Load balancers use a health check to determine which instances to send traffic to. Health checks depend on the type of load balancer and protocol in use. Usually we are going to configure health checks using TCP+PORT (ELBs) or HTTP+PORT+Request_path+Response_code (ALB). For more information on health checks, have a look at the following links:

https://docs.aws.amazon.com/elasticloadbalancing/latest/classic/elb-healthchecks.html https://docs.aws.amazon.com/elasticloadbalancing/latest/application/target-group-health-checks.html

When we configure HTTP health checks, the load balancer sends a request without a Host header. In this case, Nginx processes that request in the default Vhost. These requests have been configured in the default Vhost to serve an 200 OK response code, which indicates to the load balancer that the instance is healthy and ready to receive traffic. This presents a problem when we are starting or redeploying applications in that instance, because the application port will be unavailable for a period of time, and Nginx will serve 5xx responses. The load balancer still sees the health check responses as 200 OK, so it continues sending traffic to that instance, even though the application is not ready to receive traffic.

The current ALB health check is rudimentary and does only test for the basic Nginx configuration being in place, rather than testing whether all apps are properly deployed. If an instance is terminated, this causes its replacement to be added to the target group pool prematurely which causes elevated 5xx rates.

Decision

When an instance is running more than one application, we are going to route traffic to the instance with an ALB. Each application has a dedicated target group, with a specific health check path, following the format /_healthcheck_<app-name>.

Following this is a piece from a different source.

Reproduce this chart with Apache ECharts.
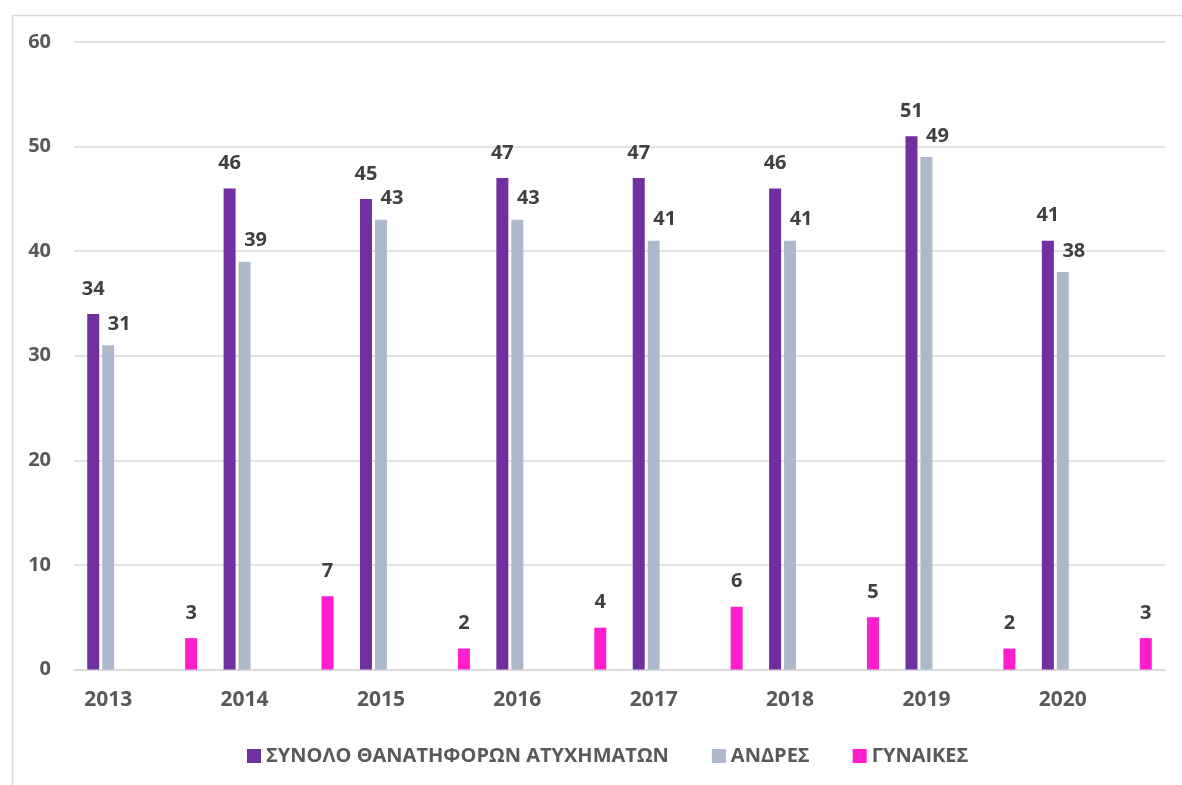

This health check path is configured in the default Vhost to proxy the request to the upstream application, and rewrites the request to match the application health check path that is also used in Icinga checks. This is configured in Puppet, in govuk::app::config, as the health_check_path parameter.

The ALB includes routing rules based on Host header, and redirects the traffic to the application target group when the Host header matches the value <<app-name>.*

Consequences

If an application health check is broken or hasn't been deployed properly, the load balancer will see that target as unhealthy and won't send traffic to.

We are going to have more target groups in the platform, we need to monitor closely the number of healthy hosts detected per target group and make sure we alert is we detect problems.